The troupe started out teaching dance to the youth and has now branched out into teaching singing as well. "We started joining the Sinulog contest in 1994 and has since won seven championship trophies," Jennifer says. "I wanted to promote the performing arts since there were already organizations and people who were taking care of advocating sports."

Enabling the future
Jennifer credits her Chinese heritage as an important part of who she is today. "My upbringing really involved a lot of discipline. It was more strict compared to today's `accepted' style of parenting, but I am very thankful for it. I'm grounded and I turned out well. This is why I'm also very strict with my own daughters and son. I strongly believe that we should never give up our culture, it's part of our soul," she says.

Having been taught to be independent and hardworking, she endeavors to teach others the same principles. "I hate it when people ask for dole outs," she says. "I hate it when people simply talk about their dreams. I tell them dreaming is important, but taking actual steps toward your goals is more important. Don't just dream big, take a very big step."

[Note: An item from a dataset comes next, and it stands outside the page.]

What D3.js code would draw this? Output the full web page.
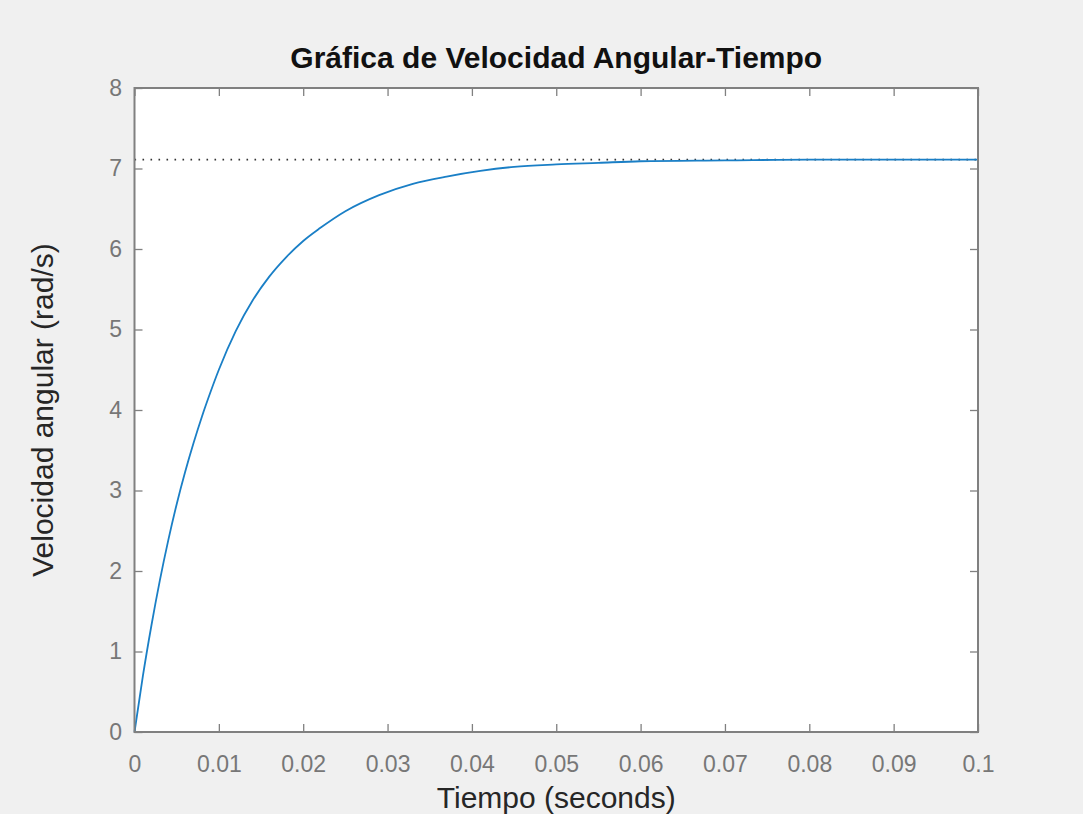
<!DOCTYPE html>
<html>
<head>
<meta charset="utf-8">
<script src="https://cdn.jsdelivr.net/npm/d3@7"></script>
<style>
  body { margin: 0; background: #f0f0f0; }
  svg { display: block; }
  text { font-family: "Liberation Sans", Arial, Helvetica, sans-serif; }
</style>
</head>
<body>
<div id="chart-area"></div>
<script>
// tiempo (s) y velocidad angular (rad/s)
var tiempo = [0, 0.001, 0.002, 0.003, 0.004, 0.005, 0.006, 0.007, 0.008, 0.009, 0.010,
  0.012, 0.014, 0.016, 0.018, 0.020, 0.022, 0.025, 0.029, 0.033, 0.037, 0.041,
  0.045, 0.050, 0.055, 0.060, 0.070, 0.080, 0.090, 0.100];
var velocidad = [0, 0.70, 1.32, 1.88, 2.38, 2.83, 3.23, 3.59, 3.92, 4.22, 4.50,
  4.98, 5.36, 5.66, 5.90, 6.10, 6.26, 6.47, 6.67, 6.81, 6.90, 6.97,
  7.02, 7.05, 7.07, 7.09, 7.10, 7.11, 7.11, 7.11];
var valorFinal = 7.11;

var xTicks = [0, 0.01, 0.02, 0.03, 0.04, 0.05, 0.06, 0.07, 0.08, 0.09, 0.1];
var xTickLabels = ["0", "0.01", "0.02", "0.03", "0.04", "0.05", "0.06", "0.07", "0.08", "0.09", "0.1"];
var yTicks = [0, 1, 2, 3, 4, 5, 6, 7, 8];
var yTickLabels = ["0", "1", "2", "3", "4", "5", "6", "7", "8"];

var titulo = "Gráfica de Velocidad Angular-Tiempo";
var xLabel = "Tiempo (seconds)";
var yLabel = "Velocidad angular (rad/s)";

var W = 1083, H = 814;
var margin = {top: 88, right: 105, bottom: 82, left: 134.5};
var width = W - margin.left - margin.right;
var height = H - margin.top - margin.bottom;

var svg = d3.select("#chart-area").append("svg")
  .attr("width", W)
  .attr("height", H);

svg.append("rect")
  .attr("width", W).attr("height", H)
  .attr("fill", "#f0f0f0");

var g = svg.append("g")
  .attr("transform", "translate(" + margin.left + ", " + margin.top + ")");

var x = d3.scaleLinear().domain([0, 0.1]).range([0, width]);
var y = d3.scaleLinear().domain([0, 8]).range([height, 0]);

g.append("rect")
  .attr("width", width).attr("height", height)
  .attr("fill", "white");

var axisColor = "#808080";
var labelColor = "#777777";

function styleAxis(sel) {
  sel.select(".domain").remove();
  sel.selectAll(".tick line").attr("stroke", axisColor).attr("stroke-width", 1.3);
  sel.selectAll(".tick text")
    .attr("fill", labelColor)
    .style("font-size", "23px");
}

g.append("g")
  .attr("transform", "translate(0, " + height + ")")
  .call(d3.axisBottom(x).tickValues(xTicks)
    .tickFormat(function(d, i) { return xTickLabels[i]; })
    .tickSizeInner(-8).tickSizeOuter(0).tickPadding(24))
  .call(styleAxis);

g.append("g")
  .call(d3.axisLeft(y).tickValues(yTicks)
    .tickFormat(function(d, i) { return yTickLabels[i]; })
    .tickSizeInner(-8).tickSizeOuter(0).tickPadding(12.5))
  .call(styleAxis);

g.append("g")
  .call(d3.axisTop(x).tickValues(xTicks).tickFormat("")
    .tickSizeInner(-8).tickSizeOuter(0))
  .call(styleAxis);

g.append("g")
  .attr("transform", "translate(" + width + ", 0)")
  .call(d3.axisRight(y).tickValues(yTicks).tickFormat("")
    .tickSizeInner(-8).tickSizeOuter(0))
  .call(styleAxis);

// linea punteada del valor final
g.append("line")
  .attr("x1", x(0)).attr("x2", x(0.1))
  .attr("y1", y(valorFinal)).attr("y2", y(valorFinal))
  .attr("stroke", "#333")
  .attr("stroke-width", 1.6)
  .attr("stroke-dasharray", "1.6,6.4");

var datos = tiempo.map(function(t, i) { return {t: t, v: velocidad[i]}; });

var linea = d3.line()
  .x(function(d) { return x(d.t); })
  .y(function(d) { return y(d.v); })
  .curve(d3.curveMonotoneX);

g.append("path")
  .datum(datos)
  .attr("fill", "none")
  .attr("stroke", "#1a7fc6")
  .attr("stroke-width", 1.8)
  .attr("d", linea);

// caja de los ejes
g.append("rect")
  .attr("width", width).attr("height", height)
  .attr("fill", "none")
  .attr("stroke", axisColor)
  .attr("stroke-width", 2);

// titulo
svg.append("text")
  .attr("x", margin.left + width / 2)
  .attr("y", 68)
  .attr("text-anchor", "middle")
  .attr("font-size", "30px")
  .attr("font-weight", "bold")
  .attr("fill", "#111")
  .text(titulo);

// etiqueta x
svg.append("text")
  .attr("x", margin.left + width / 2)
  .attr("y", 808)
  .attr("text-anchor", "middle")
  .attr("font-size", "30px")
  .attr("fill", "#262626")
  .text(xLabel);

// etiqueta y
svg.append("text")
  .attr("transform", "rotate(-90)")
  .attr("x", -(margin.top + height / 2))
  .attr("y", 53)
  .attr("text-anchor", "middle")
  .attr("font-size", "30px")
  .attr("fill", "#262626")
  .text(yLabel);
</script>
</body>
</html>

When she finally did become mayor, she rallied her staff to follow the same philosophies she espouses. "It was a challenge because I wasn't used to the bureaucracy. I can be impatient at times because I want to see results right away," she says. "I think I was able to make a difference because we eventually became a team. We were able to win an `Outstanding City Mayor' award in 2003 from the Senate of the Philippines. I was the only female nominee at the time and the only nominee from Mindanao. We were up against really big cities, but we won. My accomplishment is their accomplishment. Our city may be small, but when we won, we felt so big."